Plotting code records
================
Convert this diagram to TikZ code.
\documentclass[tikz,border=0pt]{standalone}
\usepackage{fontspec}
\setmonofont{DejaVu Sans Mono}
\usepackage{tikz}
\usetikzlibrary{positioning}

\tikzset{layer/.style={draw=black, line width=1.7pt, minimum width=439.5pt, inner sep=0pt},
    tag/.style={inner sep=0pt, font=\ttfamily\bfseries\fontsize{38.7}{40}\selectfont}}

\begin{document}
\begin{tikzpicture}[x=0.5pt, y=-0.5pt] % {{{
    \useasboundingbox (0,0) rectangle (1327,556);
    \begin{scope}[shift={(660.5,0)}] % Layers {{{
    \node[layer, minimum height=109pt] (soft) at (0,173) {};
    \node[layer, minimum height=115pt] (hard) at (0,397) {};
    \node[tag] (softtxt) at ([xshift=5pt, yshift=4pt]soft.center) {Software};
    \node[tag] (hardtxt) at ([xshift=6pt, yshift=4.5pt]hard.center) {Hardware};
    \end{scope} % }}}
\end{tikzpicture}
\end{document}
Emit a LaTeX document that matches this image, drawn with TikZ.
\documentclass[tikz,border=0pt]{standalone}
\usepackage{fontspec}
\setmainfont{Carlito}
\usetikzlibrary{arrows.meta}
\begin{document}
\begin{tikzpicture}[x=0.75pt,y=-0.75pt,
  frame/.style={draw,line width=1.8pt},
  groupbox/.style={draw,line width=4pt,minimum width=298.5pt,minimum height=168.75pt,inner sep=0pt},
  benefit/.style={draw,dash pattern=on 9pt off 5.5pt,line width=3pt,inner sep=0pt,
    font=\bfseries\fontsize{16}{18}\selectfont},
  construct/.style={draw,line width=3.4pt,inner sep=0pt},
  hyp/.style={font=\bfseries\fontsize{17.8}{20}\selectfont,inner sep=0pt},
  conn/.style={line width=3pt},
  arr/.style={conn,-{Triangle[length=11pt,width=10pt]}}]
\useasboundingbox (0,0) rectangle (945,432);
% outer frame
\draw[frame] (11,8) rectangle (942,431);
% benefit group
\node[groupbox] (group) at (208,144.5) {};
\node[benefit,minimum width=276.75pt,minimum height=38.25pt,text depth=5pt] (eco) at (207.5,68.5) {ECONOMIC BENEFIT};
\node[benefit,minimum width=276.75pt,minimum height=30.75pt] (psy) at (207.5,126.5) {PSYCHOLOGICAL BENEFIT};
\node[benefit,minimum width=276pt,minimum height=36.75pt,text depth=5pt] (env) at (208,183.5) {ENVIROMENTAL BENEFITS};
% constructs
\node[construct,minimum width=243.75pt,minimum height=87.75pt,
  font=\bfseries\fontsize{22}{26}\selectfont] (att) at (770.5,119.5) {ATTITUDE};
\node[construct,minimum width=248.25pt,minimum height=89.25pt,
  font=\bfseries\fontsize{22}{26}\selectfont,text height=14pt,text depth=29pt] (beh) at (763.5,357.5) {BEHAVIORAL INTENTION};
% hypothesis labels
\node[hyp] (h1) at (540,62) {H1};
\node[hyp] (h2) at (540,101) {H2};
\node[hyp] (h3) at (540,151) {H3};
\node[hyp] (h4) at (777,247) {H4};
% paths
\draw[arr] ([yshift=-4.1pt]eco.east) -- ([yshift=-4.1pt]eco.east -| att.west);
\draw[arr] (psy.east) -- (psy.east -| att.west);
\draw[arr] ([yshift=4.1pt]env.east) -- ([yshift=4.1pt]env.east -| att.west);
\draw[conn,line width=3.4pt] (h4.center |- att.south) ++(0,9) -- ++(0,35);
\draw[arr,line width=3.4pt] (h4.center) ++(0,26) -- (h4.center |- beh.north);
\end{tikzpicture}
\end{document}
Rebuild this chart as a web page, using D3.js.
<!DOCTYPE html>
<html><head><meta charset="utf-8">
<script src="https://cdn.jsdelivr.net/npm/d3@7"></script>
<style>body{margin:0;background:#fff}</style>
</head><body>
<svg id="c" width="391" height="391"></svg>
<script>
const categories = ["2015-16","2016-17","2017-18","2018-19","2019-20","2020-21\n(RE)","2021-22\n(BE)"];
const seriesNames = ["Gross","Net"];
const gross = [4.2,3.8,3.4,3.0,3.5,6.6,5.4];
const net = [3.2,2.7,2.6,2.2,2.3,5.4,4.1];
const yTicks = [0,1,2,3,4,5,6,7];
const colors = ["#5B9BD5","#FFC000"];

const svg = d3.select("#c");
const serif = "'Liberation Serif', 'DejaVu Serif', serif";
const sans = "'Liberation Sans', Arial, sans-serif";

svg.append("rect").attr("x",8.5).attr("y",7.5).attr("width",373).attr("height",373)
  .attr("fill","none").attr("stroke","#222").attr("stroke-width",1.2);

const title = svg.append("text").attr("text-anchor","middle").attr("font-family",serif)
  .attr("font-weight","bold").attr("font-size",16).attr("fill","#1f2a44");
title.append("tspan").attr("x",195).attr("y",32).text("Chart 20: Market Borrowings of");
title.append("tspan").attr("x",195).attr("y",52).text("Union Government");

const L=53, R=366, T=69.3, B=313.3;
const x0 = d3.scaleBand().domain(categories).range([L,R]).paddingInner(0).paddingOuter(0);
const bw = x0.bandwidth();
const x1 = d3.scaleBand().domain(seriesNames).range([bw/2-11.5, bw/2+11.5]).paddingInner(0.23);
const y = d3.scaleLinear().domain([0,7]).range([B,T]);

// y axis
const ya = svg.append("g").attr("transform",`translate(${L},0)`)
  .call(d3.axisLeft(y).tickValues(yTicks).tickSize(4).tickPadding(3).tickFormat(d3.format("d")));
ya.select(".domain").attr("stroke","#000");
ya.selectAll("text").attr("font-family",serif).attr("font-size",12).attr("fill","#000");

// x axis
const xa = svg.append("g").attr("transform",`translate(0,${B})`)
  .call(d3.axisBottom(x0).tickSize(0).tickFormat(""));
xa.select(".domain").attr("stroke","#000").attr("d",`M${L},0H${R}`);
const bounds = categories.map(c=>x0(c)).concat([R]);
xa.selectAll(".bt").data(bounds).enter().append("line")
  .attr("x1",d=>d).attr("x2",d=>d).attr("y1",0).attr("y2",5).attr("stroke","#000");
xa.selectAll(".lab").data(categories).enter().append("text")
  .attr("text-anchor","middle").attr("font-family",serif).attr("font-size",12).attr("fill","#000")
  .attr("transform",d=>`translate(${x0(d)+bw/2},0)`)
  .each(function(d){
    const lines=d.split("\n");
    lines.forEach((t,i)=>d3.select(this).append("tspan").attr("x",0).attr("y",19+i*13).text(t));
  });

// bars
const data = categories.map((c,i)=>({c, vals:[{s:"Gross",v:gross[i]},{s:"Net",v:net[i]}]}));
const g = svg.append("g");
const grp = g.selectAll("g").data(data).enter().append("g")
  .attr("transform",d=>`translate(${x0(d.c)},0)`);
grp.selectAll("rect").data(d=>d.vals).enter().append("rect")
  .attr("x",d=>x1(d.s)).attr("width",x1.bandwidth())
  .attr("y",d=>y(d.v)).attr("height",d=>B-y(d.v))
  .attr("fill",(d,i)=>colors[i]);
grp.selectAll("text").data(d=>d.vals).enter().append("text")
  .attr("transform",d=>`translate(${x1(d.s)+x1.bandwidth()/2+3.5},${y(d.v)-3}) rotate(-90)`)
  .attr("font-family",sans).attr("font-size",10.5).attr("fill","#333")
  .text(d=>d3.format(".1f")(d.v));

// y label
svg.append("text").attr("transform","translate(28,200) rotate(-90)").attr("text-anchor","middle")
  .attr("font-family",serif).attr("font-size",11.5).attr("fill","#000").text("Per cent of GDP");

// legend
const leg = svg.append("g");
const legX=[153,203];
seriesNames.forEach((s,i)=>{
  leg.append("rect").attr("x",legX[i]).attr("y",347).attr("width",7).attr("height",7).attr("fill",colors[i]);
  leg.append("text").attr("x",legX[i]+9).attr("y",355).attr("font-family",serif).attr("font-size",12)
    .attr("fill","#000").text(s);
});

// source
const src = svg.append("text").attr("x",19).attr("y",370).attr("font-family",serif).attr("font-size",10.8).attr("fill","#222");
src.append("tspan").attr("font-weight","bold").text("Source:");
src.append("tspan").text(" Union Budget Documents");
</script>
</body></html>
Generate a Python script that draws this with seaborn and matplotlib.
================
What you have to do> The lines to return run from the one containing "Rebuild this chart" down to the one containing "const y = d3.scaleLinear().domain([0,7]).range([B,T]);"; give them exactly, both included, and no others.

Finished exercise>
Rebuild this chart as a web page, using D3.js.
<!DOCTYPE html>
<html><head><meta charset="utf-8">
<script src="https://cdn.jsdelivr.net/npm/d3@7"></script>
<style>body{margin:0;background:#fff}</style>
</head><body>
<svg id="c" width="391" height="391"></svg>
<script>
const categories = ["2015-16","2016-17","2017-18","2018-19","2019-20","2020-21\n(RE)","2021-22\n(BE)"];
const seriesNames = ["Gross","Net"];
const gross = [4.2,3.8,3.4,3.0,3.5,6.6,5.4];
const net = [3.2,2.7,2.6,2.2,2.3,5.4,4.1];
const yTicks = [0,1,2,3,4,5,6,7];
const colors = ["#5B9BD5","#FFC000"];

const svg = d3.select("#c");
const serif = "'Liberation Serif', 'DejaVu Serif', serif";
const sans = "'Liberation Sans', Arial, sans-serif";

svg.append("rect").attr("x",8.5).attr("y",7.5).attr("width",373).attr("height",373)
  .attr("fill","none").attr("stroke","#222").attr("stroke-width",1.2);

const title = svg.append("text").attr("text-anchor","middle").attr("font-family",serif)
  .attr("font-weight","bold").attr("font-size",16).attr("fill","#1f2a44");
title.append("tspan").attr("x",195).attr("y",32).text("Chart 20: Market Borrowings of");
title.append("tspan").attr("x",195).attr("y",52).text("Union Government");

const L=53, R=366, T=69.3, B=313.3;
const x0 = d3.scaleBand().domain(categories).range([L,R]).paddingInner(0).paddingOuter(0);
const bw = x0.bandwidth();
const x1 = d3.scaleBand().domain(seriesNames).range([bw/2-11.5, bw/2+11.5]).paddingInner(0.23);
const y = d3.scaleLinear().domain([0,7]).range([B,T]);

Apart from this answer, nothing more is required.